More frequently we see believers who begin their career well and finish it poorly. Such is the history of Lot who, not having Abraham’s faith, nevertheless followed in his footsteps. His life then becomes morally weaker and weaker due to his love of earthly goods, and it ends in a most shameful manner (Genesis 12:1-4 and ch. 19). Such is the history of Gideon, humble and distrustful of himself, courageous in cleansing his house of false gods, then leader of Israel and the victor over Midian---but at the very end he causes his house and all the people to sin through an ephod [a priestly garment] which he had made an idol (Judges 6:14-15; 8:22-27).
Such is the history of Solomon. He had everything: wisdom, practical righteousness, forgetfulness of self, understanding in the thoughts of God, the desire to glorify Him, and power. God uses him to communicate wisdom’s sayings to future generations. But Solomon finishes badly. He loved many strange [foreign] wives who turned his heart away after their false gods. The servant of the true God became an idolater! (See 1 Kings 11:1-10.)
Between these two paths we see the path of a believer who, from beginning to end, walks faithfully without faltering in a spirit of personal holiness and separation from the world.
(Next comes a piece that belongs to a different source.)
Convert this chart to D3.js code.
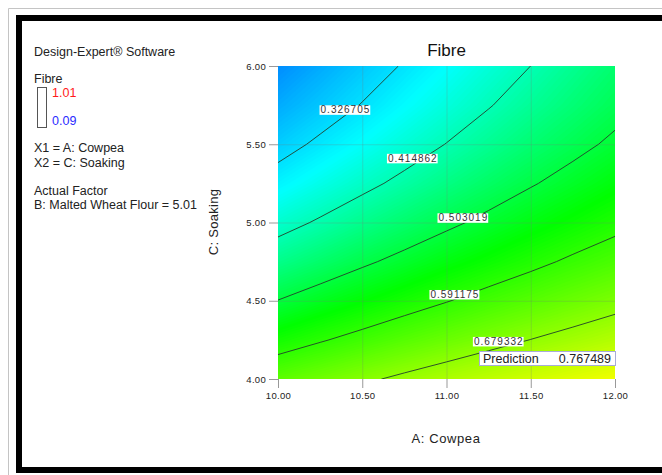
<!DOCTYPE html>
<html>
<head>
<meta charset="utf-8">
<script src="https://cdn.jsdelivr.net/npm/d3@7"></script>
<style>
  body { margin: 0; background: #fff; }
  svg { display: block; font-family: "Liberation Sans", Arial, sans-serif; }
</style>
</head>
<body>
<svg width="662" height="475"></svg>
<script>
// grid of the response surface
var cowpea = [10, 10.25, 10.5, 10.75, 11, 11.25, 11.5, 11.75, 12];
var soaking = [4, 4.25, 4.5, 4.75, 5, 5.25, 5.5, 5.75, 6];
// one row per soaking value (4.00 first), one column per cowpea value
var fibre = [
  [0.633, 0.652, 0.671, 0.689, 0.706, 0.722, 0.738, 0.753, 0.767],
  [0.566, 0.587, 0.607, 0.627, 0.645, 0.663, 0.680, 0.696, 0.712],
  [0.504, 0.527, 0.548, 0.569, 0.589, 0.609, 0.627, 0.645, 0.662],
  [0.447, 0.471, 0.495, 0.517, 0.539, 0.559, 0.579, 0.599, 0.617],
  [0.396, 0.421, 0.446, 0.470, 0.493, 0.515, 0.537, 0.557, 0.577],
  [0.349, 0.376, 0.402, 0.427, 0.452, 0.476, 0.499, 0.521, 0.542],
  [0.307, 0.336, 0.363, 0.390, 0.416, 0.441, 0.466, 0.489, 0.512],
  [0.271, 0.300, 0.329, 0.358, 0.385, 0.412, 0.438, 0.463, 0.487],
  [0.239, 0.270, 0.301, 0.331, 0.360, 0.388, 0.415, 0.442, 0.468]
];
var levels = [0.326705, 0.414862, 0.503019, 0.591175, 0.679332];
// where each level's label sits (cowpea, soaking)
var labelCowpea = [10.40, 10.80, 11.10, 11.05, 11.31];
var labelSoaking = [5.72, 5.41, 5.03, 4.54, 4.24];
var xTicks = [10, 10.5, 11, 11.5, 12];
var yTicks = [4, 4.5, 5, 5.5, 6];
var fibreRange = [0.09, 1.01];
var prediction = 0.767489;

var svg = d3.select('svg');

// frame
svg.append('path').attr('d', 'M8.5,475V8.5H662').attr('fill', 'none').attr('stroke', '#c4c4c4');
svg.append('rect').attr('x', 19).attr('y', 18).attr('width', 700).attr('height', 452)
  .attr('fill', 'none').attr('stroke', '#000').attr('stroke-width', 6);

var x = d3.scaleLinear().domain([10, 12]).range([278, 615]);
var y = d3.scaleLinear().domain([4, 6]).range([379, 66]);

var color = d3.scaleLinear()
  .domain([fibreRange[0], 0.36, 0.55, 0.78, fibreRange[1]])
  .range(['#0000ff', '#00ffff', '#00ff00', '#ffff00', '#ff0000']);

var nx = cowpea.length, ny = soaking.length;
var values = [];
fibre.forEach(function(row){ row.forEach(function(v){ values.push(v); }); });

// grid unit -> pixel (value i sits at grid coordinate i + 0.5)
var gx = d3.scaleLinear().domain([0.5, nx - 0.5]).range([x(cowpea[0]), x(cowpea[nx - 1])]);
var gy = d3.scaleLinear().domain([0.5, ny - 0.5]).range([y(soaking[0]), y(soaking[ny - 1])]);
var proj = d3.geoTransform({ point: function(px, py){ this.stream.point(gx(px), gy(py)); } });
var path = d3.geoPath(proj);

svg.append('clipPath').attr('id', 'plot')
  .append('rect').attr('x', 278).attr('y', 66).attr('width', 337).attr('height', 313);

var g = svg.append('g').attr('clip-path', 'url(#plot)');

var step = 0.004;
var bands = d3.range(0.2, 0.8, step);
var contours = d3.contours().size([nx, ny]);
g.selectAll('path.band')
  .data(contours.thresholds(bands)(values))
  .join('path')
  .attr('class', 'band')
  .attr('d', path)
  .attr('fill', function(d){ return color(d.value + step / 2); });

// grid lines
g.selectAll('line.vx').data(xTicks.slice(1, -1)).join('line')
  .attr('x1', function(d){ return x(d) + 0.5; }).attr('x2', function(d){ return x(d) + 0.5; })
  .attr('y1', 66).attr('y2', 379)
  .attr('stroke', 'rgba(120,120,120,0.25)');
g.selectAll('line.hy').data(yTicks.slice(1, -1)).join('line')
  .attr('y1', function(d){ return y(d) + 0.5; }).attr('y2', function(d){ return y(d) + 0.5; })
  .attr('x1', 278).attr('x2', 615)
  .attr('stroke', 'rgba(120,120,120,0.25)');

// contour lines
g.selectAll('path.level')
  .data(contours.thresholds(levels)(values))
  .join('path')
  .attr('class', 'level')
  .attr('d', path)
  .attr('fill', 'none')
  .attr('stroke', '#23402a')
  .attr('stroke-width', 0.9);

// contour labels
var labels = svg.append('g').selectAll('g').data(levels).join('g')
  .attr('transform', function(d, i){ return 'translate(' + x(labelCowpea[i]) + ',' + y(labelSoaking[i]) + ')'; });
labels.append('rect').attr('fill', '#fff');
labels.append('text')
  .attr('text-anchor', 'middle').attr('dy', '0.36em')
  .attr('font-size', 10).attr('letter-spacing', 1).attr('fill', '#333')
  .text(function(d){ return d.toFixed(6); });
labels.each(function(){
  var t = d3.select(this).select('text').node().getBBox();
  d3.select(this).select('rect')
    .attr('x', t.x - 1).attr('y', -4.5).attr('width', t.width + 1).attr('height', 9.5);
});

// axes
var xAxis = svg.append('g').attr('transform', 'translate(0,379)')
  .call(d3.axisBottom(x).tickValues(xTicks).tickFormat(d3.format('.2f')).tickSize(9).tickSizeOuter(0));
var yAxis = svg.append('g').attr('transform', 'translate(278,0)')
  .call(d3.axisLeft(y).tickValues(yTicks).tickFormat(d3.format('.2f')).tickSize(9).tickSizeOuter(0));
[xAxis, yAxis].forEach(function(a){
  a.select('.domain').remove();
  a.selectAll('line').attr('stroke', '#999');
  a.selectAll('text').attr('fill', '#222').attr('font-size', 9.5).attr('letter-spacing', 0.3)
    .attr('font-family', '"Liberation Sans", Arial, sans-serif');
});
xAxis.selectAll('text').attr('y', 13);
yAxis.selectAll('text').attr('x', -12);

// titles
svg.append('text').attr('x', 446.5).attr('y', 56).attr('text-anchor', 'middle')
  .attr('font-size', 17).attr('fill', '#111').text('Fibre');
svg.append('text').attr('x', 446).attr('y', 443).attr('text-anchor', 'middle')
  .attr('font-size', 13).attr('letter-spacing', 0.6).attr('fill', '#222').text('A: Cowpea');
svg.append('text').attr('transform', 'translate(217.5,222) rotate(-90)').attr('text-anchor', 'middle')
  .attr('font-size', 13).attr('letter-spacing', 0.3).attr('fill', '#222').text('C: Soaking');

// left panel
var info = svg.append('g').attr('font-size', 12.5).attr('fill', '#222');
info.append('text').attr('x', 34).attr('y', 56).text('Design-Expert® Software');
info.append('text').attr('x', 34).attr('y', 83).text('Fibre');
info.append('rect').attr('x', 37.5).attr('y', 87.5).attr('width', 9).attr('height', 40)
  .attr('fill', 'none').attr('stroke', '#555');
info.append('text').attr('x', 52).attr('y', 97).attr('fill', '#ff1a1a').text(fibreRange[1].toFixed(2));
info.append('text').attr('x', 52).attr('y', 125).attr('fill', '#2b2bff').text(fibreRange[0].toFixed(2));
info.append('text').attr('x', 34).attr('y', 152).text('X1 = A: Cowpea');
info.append('text').attr('x', 34).attr('y', 167).text('X2 = C: Soaking');
info.append('text').attr('x', 34).attr('y', 195).text('Actual Factor');
info.append('text').attr('x', 34).attr('y', 209).text('B: Malted Wheat Flour = 5.01');

// prediction flag
var flag = svg.append('g');
flag.append('rect').attr('x', 479.5).attr('y', 351.5).attr('width', 136).attr('height', 14)
  .attr('fill', '#fff').attr('stroke', '#a8acd8');
flag.append('text').attr('x', 483).attr('y', 363).attr('font-size', 12.5).attr('fill', '#222').text('Prediction');
flag.append('text').attr('x', 611).attr('y', 363).attr('text-anchor', 'end')
  .attr('font-size', 12.5).attr('fill', '#222').text(prediction.toFixed(6));
</script>
</body>
</html>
Such was the case with Abraham, whose faith and dependence only rarely were in contradiction and who judged his walk whenever it troubled his communion with God. (See, for example, Genesis 12:10 - 13:4.)
But such was, above all, the path of Christ, the uniform path of the perfect Servant as we see in Psalm 16. There we find not a single imperfection, but rather absolute confidence, complete obedience, perfect dependence, flawless practical righteousness, divine holiness in a Man, unshakable faith, unlimited love, unfaltering hope. When we consider such a path, we can only worship.
But we can also follow Him, and He gives us the capacity and the power to do so. Between ourselves and Him there will always be the difference between the imperfect and the perfect, the finite and the infinite; but as long as our eyes are fixed on Him we will find the secret of a walk that glorifies Him to the end in this world.